Dataset content:
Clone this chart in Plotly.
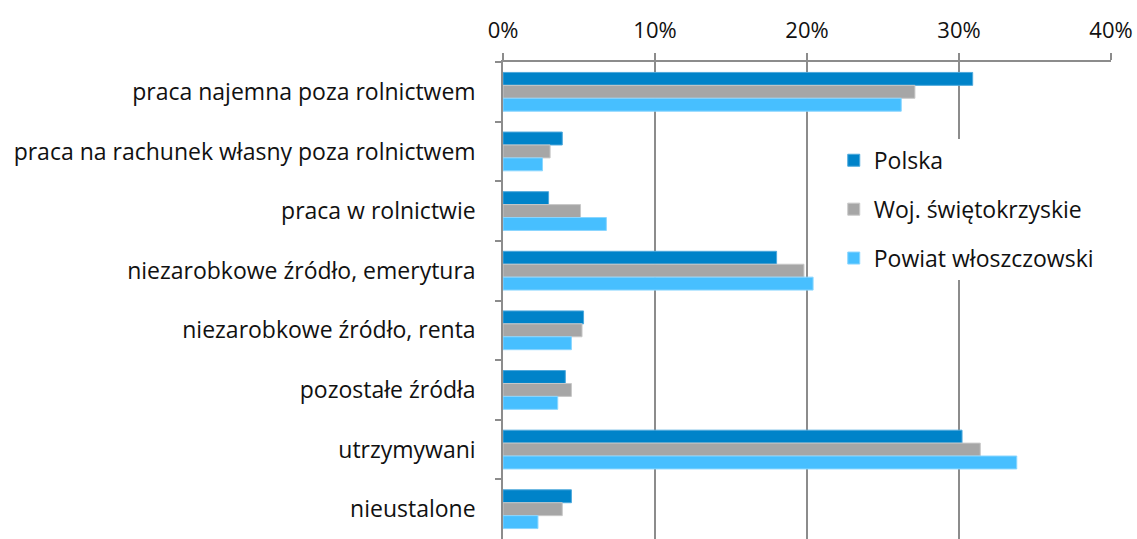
import plotly.graph_objects as go

categories = [
    "praca najemna poza rolnictwem",
    "praca na rachunek własny poza rolnictwem",
    "praca w rolnictwie",
    "niezarobkowe źródło, emerytura",
    "niezarobkowe źródło, renta",
    "pozostałe źródła",
    "utrzymywani",
    "nieustalone",
]
polska = [30.9, 3.9, 3.0, 18.0, 5.3, 4.1, 30.2, 4.5]
woj = [27.1, 3.1, 5.1, 19.8, 5.2, 4.5, 31.4, 3.9]
powiat = [26.2, 2.6, 6.8, 20.4, 4.5, 3.6, 33.8, 2.3]
series_names = ["Polska", "Woj. świętokrzyskie", "Powiat włoszczowski"]
colors = ["#0083C9", "#A6A6A6", "#47BFFF"]
edge = ["#4DA8DC", "#C8C8C8", "#8AD6FF"]

fig = go.Figure()
for name, vals, c, e in zip(series_names, [polska, woj, powiat], colors, edge):
    fig.add_trace(go.Bar(
        y=categories, x=[v / 100 for v in vals], name=name, orientation="h",
        marker=dict(color=c, line=dict(color=e, width=1)),
        legendgroup=name,
    ))

font = "Open Sans, Noto Sans, sans-serif"
fig.update_layout(
    width=1137, height=539,
    margin=dict(l=503, r=26, t=62, b=0),
    paper_bgcolor="white", plot_bgcolor="white",
    barmode="group", bargap=0.35, bargroupgap=0,
    font=dict(family=font, size=23, color="#111111"),
    legend=dict(x=0.544, y=0.839, xanchor="left", yanchor="top",
                bgcolor="white", font=dict(size=23),
                tracegroupgap=16, itemwidth=30),
    showlegend=True,
)
fig.update_xaxes(
    side="top", range=[0, 0.4], dtick=0.1, tickformat=".0%",
    tickfont=dict(size=22),
    showgrid=True, gridcolor="#8C8C8C", gridwidth=1.5,
    showline=True, linecolor="#8C8C8C", linewidth=1.5,
    ticks="outside", ticklen=7, tickcolor="#8C8C8C", tickwidth=1.5,
    zeroline=False, fixedrange=True, ticklabelstandoff=6,
)
fig.update_yaxes(
    autorange="reversed", tickson="boundaries",
    showline=True, linecolor="#8C8C8C", linewidth=1.5,
    ticks="outside", ticklen=6, tickcolor="#8C8C8C", tickwidth=1.5,
    showgrid=False, ticklabelstandoff=21, fixedrange=True,
)
fig.write_html(
    "out.html",
    config={"displayModeBar": False},
    post_script="document.body.style.margin='0';document.body.style.overflow='hidden';",
)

Requirements: Give the data above again in full and unchanged, skipping the pictures.

The result:
Clone this chart in Plotly.
import plotly.graph_objects as go

categories = [
    "praca najemna poza rolnictwem",
    "praca na rachunek własny poza rolnictwem",
    "praca w rolnictwie",
    "niezarobkowe źródło, emerytura",
    "niezarobkowe źródło, renta",
    "pozostałe źródła",
    "utrzymywani",
    "nieustalone",
]
polska = [30.9, 3.9, 3.0, 18.0, 5.3, 4.1, 30.2, 4.5]
woj = [27.1, 3.1, 5.1, 19.8, 5.2, 4.5, 31.4, 3.9]
powiat = [26.2, 2.6, 6.8, 20.4, 4.5, 3.6, 33.8, 2.3]
series_names = ["Polska", "Woj. świętokrzyskie", "Powiat włoszczowski"]
colors = ["#0083C9", "#A6A6A6", "#47BFFF"]
edge = ["#4DA8DC", "#C8C8C8", "#8AD6FF"]

fig = go.Figure()
for name, vals, c, e in zip(series_names, [polska, woj, powiat], colors, edge):
    fig.add_trace(go.Bar(
        y=categories, x=[v / 100 for v in vals], name=name, orientation="h",
        marker=dict(color=c, line=dict(color=e, width=1)),
        legendgroup=name,
    ))

font = "Open Sans, Noto Sans, sans-serif"
fig.update_layout(
    width=1137, height=539,
    margin=dict(l=503, r=26, t=62, b=0),
    paper_bgcolor="white", plot_bgcolor="white",
    barmode="group", bargap=0.35, bargroupgap=0,
    font=dict(family=font, size=23, color="#111111"),
    legend=dict(x=0.544, y=0.839, xanchor="left", yanchor="top",
                bgcolor="white", font=dict(size=23),
                tracegroupgap=16, itemwidth=30),
    showlegend=True,
)
fig.update_xaxes(
    side="top", range=[0, 0.4], dtick=0.1, tickformat=".0%",
    tickfont=dict(size=22),
    showgrid=True, gridcolor="#8C8C8C", gridwidth=1.5,
    showline=True, linecolor="#8C8C8C", linewidth=1.5,
    ticks="outside", ticklen=7, tickcolor="#8C8C8C", tickwidth=1.5,
    zeroline=False, fixedrange=True, ticklabelstandoff=6,
)
fig.update_yaxes(
    autorange="reversed", tickson="boundaries",
    showline=True, linecolor="#8C8C8C", linewidth=1.5,
    ticks="outside", ticklen=6, tickcolor="#8C8C8C", tickwidth=1.5,
    showgrid=False, ticklabelstandoff=21, fixedrange=True,
)
fig.write_html(
    "out.html",
    config={"displayModeBar": False},
    post_script="document.body.style.margin='0';document.body.style.overflow='hidden';",
)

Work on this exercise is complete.